*DIRECTION*
Leave out the pictures, and retype only the lines from the beginning of the material through the line that contains "plt.rcParams['font.family'] = ['Liberation", including both.

*PROVIDED MATERIAL*
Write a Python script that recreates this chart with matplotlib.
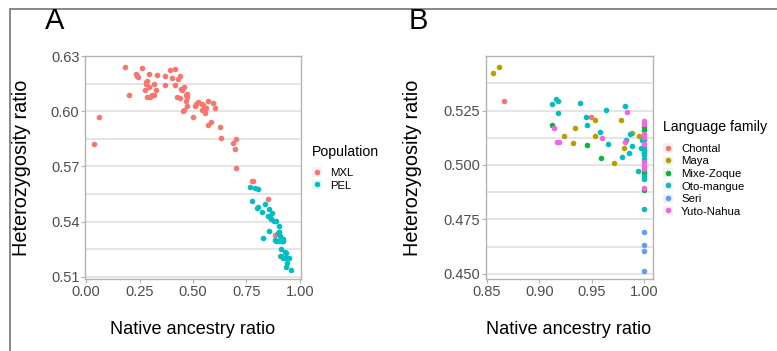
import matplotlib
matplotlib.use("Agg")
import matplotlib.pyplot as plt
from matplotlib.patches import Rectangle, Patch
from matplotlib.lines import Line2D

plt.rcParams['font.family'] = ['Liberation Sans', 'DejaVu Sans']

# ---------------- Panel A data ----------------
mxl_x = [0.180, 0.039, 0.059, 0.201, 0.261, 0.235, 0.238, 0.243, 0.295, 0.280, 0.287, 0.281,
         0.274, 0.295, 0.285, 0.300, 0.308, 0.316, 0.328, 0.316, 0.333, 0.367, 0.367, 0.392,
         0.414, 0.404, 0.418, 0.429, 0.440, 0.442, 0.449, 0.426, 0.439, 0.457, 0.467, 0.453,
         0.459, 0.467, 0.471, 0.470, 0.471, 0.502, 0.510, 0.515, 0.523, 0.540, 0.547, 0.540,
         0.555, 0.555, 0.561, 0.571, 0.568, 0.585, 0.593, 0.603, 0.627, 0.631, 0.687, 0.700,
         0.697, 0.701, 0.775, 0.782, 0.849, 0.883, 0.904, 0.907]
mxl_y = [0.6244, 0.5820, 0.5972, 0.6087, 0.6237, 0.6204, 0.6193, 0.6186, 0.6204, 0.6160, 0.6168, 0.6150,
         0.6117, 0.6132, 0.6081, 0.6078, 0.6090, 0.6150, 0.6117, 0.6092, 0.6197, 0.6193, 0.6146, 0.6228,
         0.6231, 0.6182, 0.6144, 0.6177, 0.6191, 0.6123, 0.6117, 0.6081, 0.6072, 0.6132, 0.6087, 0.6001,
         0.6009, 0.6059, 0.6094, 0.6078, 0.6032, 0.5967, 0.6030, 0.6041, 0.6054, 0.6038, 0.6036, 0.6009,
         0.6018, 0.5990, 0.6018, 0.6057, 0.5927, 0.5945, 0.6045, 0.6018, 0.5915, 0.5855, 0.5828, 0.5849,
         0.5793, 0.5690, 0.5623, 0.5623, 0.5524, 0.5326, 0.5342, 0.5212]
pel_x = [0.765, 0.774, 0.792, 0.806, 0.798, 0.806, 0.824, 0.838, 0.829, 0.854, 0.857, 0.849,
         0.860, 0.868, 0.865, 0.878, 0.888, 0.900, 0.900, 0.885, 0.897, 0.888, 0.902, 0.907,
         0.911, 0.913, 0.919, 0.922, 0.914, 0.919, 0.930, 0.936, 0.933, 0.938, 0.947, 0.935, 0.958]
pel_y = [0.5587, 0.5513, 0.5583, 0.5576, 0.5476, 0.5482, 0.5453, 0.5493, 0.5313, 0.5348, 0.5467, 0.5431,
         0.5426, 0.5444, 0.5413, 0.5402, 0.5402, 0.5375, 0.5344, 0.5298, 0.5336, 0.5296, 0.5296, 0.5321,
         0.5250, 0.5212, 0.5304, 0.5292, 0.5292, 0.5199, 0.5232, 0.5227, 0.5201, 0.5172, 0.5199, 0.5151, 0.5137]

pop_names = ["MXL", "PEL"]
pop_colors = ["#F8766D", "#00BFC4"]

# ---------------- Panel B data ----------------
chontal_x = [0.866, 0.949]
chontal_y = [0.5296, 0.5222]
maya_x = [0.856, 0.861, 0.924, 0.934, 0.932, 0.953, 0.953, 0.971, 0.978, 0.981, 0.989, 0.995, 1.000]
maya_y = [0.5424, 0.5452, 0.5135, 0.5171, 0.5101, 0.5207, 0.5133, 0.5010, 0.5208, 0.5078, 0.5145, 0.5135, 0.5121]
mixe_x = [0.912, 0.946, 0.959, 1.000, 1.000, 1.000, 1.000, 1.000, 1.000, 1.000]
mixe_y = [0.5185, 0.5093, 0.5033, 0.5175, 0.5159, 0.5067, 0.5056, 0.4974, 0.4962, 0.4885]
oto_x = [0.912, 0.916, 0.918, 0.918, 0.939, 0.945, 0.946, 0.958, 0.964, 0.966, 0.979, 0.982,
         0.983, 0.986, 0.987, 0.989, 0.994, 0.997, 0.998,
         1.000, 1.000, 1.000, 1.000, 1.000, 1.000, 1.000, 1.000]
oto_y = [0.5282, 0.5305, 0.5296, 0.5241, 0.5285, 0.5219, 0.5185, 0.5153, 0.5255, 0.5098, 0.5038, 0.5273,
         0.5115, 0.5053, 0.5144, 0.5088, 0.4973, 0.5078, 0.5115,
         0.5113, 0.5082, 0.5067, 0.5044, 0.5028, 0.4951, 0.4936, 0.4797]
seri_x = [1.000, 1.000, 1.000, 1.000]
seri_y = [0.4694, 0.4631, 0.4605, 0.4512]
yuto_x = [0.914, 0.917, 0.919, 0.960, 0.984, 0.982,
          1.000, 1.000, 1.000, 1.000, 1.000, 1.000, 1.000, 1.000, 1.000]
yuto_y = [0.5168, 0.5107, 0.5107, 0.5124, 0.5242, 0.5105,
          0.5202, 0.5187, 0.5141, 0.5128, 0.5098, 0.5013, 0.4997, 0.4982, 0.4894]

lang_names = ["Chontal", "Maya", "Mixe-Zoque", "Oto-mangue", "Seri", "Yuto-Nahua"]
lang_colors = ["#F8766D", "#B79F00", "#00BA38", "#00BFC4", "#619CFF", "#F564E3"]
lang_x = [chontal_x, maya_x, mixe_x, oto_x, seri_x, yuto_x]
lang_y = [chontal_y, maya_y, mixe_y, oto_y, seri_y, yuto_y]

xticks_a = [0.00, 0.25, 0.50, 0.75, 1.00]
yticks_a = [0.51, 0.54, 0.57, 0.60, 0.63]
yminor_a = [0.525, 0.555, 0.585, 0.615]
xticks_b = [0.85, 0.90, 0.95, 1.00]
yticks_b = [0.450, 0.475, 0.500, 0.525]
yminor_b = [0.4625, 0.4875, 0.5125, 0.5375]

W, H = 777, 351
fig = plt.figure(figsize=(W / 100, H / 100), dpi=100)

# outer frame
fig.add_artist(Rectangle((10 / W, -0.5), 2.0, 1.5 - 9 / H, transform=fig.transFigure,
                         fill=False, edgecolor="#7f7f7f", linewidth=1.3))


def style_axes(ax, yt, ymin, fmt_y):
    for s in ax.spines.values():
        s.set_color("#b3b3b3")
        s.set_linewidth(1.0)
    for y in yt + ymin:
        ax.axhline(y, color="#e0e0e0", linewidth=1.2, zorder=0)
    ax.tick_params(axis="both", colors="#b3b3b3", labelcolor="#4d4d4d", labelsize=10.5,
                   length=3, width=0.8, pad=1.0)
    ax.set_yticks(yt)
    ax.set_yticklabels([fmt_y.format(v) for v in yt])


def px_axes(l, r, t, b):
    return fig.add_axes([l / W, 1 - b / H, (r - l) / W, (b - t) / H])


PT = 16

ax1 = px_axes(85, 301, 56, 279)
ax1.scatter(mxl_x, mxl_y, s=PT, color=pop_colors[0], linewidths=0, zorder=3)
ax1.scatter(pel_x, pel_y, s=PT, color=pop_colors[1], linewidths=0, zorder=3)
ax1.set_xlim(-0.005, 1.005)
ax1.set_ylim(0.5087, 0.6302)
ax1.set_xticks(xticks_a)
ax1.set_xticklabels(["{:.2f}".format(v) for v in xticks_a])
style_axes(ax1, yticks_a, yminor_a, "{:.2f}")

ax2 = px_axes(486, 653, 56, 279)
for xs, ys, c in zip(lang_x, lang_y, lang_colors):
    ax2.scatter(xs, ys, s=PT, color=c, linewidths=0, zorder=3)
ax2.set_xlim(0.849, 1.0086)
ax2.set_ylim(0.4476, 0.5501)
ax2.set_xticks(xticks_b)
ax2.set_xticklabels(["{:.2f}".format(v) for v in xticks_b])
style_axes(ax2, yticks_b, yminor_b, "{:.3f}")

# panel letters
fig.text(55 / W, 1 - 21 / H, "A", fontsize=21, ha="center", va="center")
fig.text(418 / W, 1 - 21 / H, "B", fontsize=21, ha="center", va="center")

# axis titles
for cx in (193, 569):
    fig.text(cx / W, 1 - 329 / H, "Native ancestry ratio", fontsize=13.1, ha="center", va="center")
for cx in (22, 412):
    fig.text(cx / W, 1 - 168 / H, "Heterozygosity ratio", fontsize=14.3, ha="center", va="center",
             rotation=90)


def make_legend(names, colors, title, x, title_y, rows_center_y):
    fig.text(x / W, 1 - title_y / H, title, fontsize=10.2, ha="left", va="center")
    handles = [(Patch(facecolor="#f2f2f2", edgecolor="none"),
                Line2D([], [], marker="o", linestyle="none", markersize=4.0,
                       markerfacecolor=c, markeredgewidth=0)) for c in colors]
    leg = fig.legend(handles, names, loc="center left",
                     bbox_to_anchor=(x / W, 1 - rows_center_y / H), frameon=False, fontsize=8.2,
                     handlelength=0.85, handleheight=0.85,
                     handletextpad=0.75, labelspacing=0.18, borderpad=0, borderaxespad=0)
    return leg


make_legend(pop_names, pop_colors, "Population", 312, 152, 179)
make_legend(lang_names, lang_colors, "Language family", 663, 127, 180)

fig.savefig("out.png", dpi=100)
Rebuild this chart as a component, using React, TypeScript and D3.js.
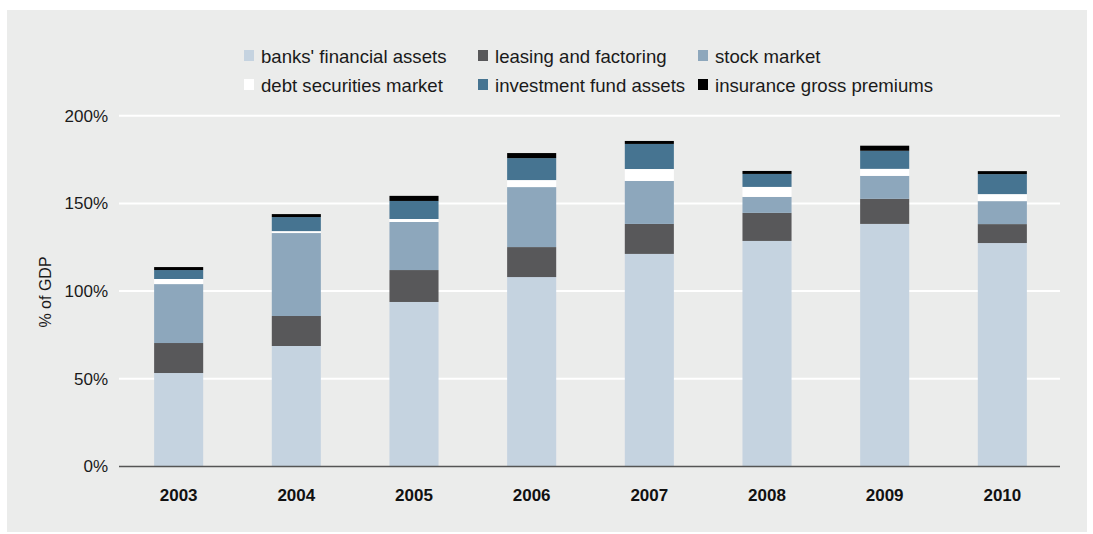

*WORKED ANSWER*
Write a Python script that recreates this chart with matplotlib.
import matplotlib
matplotlib.use("Agg")
import matplotlib.pyplot as plt
from matplotlib.patches import Rectangle, Patch
from matplotlib.lines import Line2D

plt.rcParams['font.family'] = ['Liberation Sans', 'DejaVu Sans']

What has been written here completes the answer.